What the task requires :: Find the lines with "this" in them and copy them out.

[start of Extracted records]

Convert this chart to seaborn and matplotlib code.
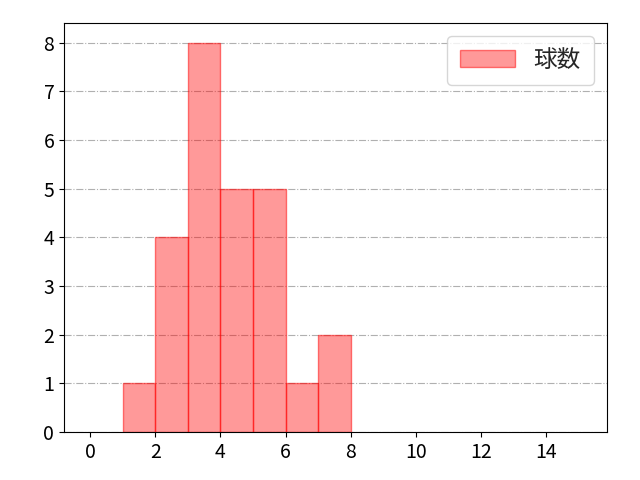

[end of Extracted records]
[start of Extracted records]

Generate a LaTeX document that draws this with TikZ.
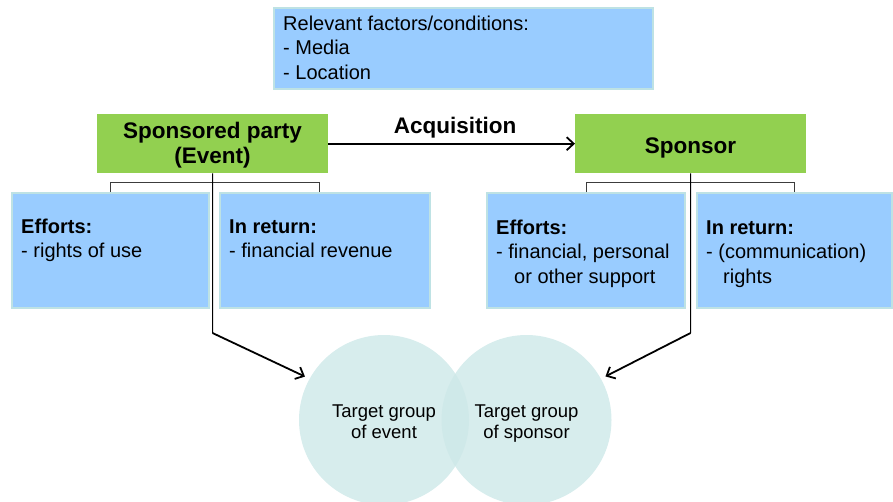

[end of Extracted records]
[start of Extracted records]

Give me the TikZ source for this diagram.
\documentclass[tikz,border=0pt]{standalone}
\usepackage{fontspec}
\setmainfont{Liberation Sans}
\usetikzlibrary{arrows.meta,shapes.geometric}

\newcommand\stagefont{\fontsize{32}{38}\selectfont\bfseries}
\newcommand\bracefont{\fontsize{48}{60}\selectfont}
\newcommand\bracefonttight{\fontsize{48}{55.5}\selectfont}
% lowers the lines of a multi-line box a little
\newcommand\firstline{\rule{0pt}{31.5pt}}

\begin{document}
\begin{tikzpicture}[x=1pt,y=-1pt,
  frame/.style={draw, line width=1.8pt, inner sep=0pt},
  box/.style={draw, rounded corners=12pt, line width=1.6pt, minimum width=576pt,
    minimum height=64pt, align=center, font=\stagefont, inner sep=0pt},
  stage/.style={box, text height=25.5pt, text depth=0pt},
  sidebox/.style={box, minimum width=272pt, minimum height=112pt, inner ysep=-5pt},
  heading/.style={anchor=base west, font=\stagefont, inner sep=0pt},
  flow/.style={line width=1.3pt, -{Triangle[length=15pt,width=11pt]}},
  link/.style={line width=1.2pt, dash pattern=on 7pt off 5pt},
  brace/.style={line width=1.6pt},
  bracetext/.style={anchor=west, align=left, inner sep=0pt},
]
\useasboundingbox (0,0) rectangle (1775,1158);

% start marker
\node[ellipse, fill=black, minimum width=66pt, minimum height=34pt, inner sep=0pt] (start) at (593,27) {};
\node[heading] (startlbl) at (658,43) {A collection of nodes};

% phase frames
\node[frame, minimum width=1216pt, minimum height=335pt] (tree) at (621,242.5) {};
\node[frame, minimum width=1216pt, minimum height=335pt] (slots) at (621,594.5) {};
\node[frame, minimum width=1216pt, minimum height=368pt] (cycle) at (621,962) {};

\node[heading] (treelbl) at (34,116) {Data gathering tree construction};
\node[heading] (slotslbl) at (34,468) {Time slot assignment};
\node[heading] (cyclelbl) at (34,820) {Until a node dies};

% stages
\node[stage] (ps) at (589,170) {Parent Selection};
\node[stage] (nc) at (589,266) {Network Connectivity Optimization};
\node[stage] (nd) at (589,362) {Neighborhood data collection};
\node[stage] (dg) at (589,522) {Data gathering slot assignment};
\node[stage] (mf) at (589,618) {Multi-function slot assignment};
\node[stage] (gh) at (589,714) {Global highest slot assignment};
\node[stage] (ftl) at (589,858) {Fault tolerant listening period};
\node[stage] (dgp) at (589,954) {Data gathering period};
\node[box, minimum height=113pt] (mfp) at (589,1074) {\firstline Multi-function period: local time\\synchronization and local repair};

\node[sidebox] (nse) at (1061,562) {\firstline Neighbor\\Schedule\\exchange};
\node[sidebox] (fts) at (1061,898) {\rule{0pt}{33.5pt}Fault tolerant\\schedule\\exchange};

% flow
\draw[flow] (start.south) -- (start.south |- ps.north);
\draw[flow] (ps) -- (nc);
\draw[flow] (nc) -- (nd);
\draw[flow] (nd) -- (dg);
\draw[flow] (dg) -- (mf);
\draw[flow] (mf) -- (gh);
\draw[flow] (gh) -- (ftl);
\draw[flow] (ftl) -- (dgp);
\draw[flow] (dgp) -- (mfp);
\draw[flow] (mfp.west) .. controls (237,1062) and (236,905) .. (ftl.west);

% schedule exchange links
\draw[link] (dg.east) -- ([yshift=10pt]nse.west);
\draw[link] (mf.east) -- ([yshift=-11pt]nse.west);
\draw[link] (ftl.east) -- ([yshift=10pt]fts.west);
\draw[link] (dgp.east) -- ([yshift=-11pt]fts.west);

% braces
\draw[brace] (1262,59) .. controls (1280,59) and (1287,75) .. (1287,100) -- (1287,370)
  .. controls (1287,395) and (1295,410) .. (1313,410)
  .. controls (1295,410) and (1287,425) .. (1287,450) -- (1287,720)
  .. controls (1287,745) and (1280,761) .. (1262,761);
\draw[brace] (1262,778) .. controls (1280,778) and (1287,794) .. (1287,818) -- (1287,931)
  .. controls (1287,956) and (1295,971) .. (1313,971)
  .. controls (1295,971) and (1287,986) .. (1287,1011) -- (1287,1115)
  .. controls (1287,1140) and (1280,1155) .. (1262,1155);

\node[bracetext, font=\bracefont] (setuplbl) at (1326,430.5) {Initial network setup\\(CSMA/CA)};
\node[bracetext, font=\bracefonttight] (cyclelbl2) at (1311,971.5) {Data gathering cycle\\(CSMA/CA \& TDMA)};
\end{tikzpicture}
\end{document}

[end of Extracted records]

Reply to the task ::
Convert this chart to seaborn and matplotlib code.
Generate a LaTeX document that draws this with TikZ.
Give me the TikZ source for this diagram.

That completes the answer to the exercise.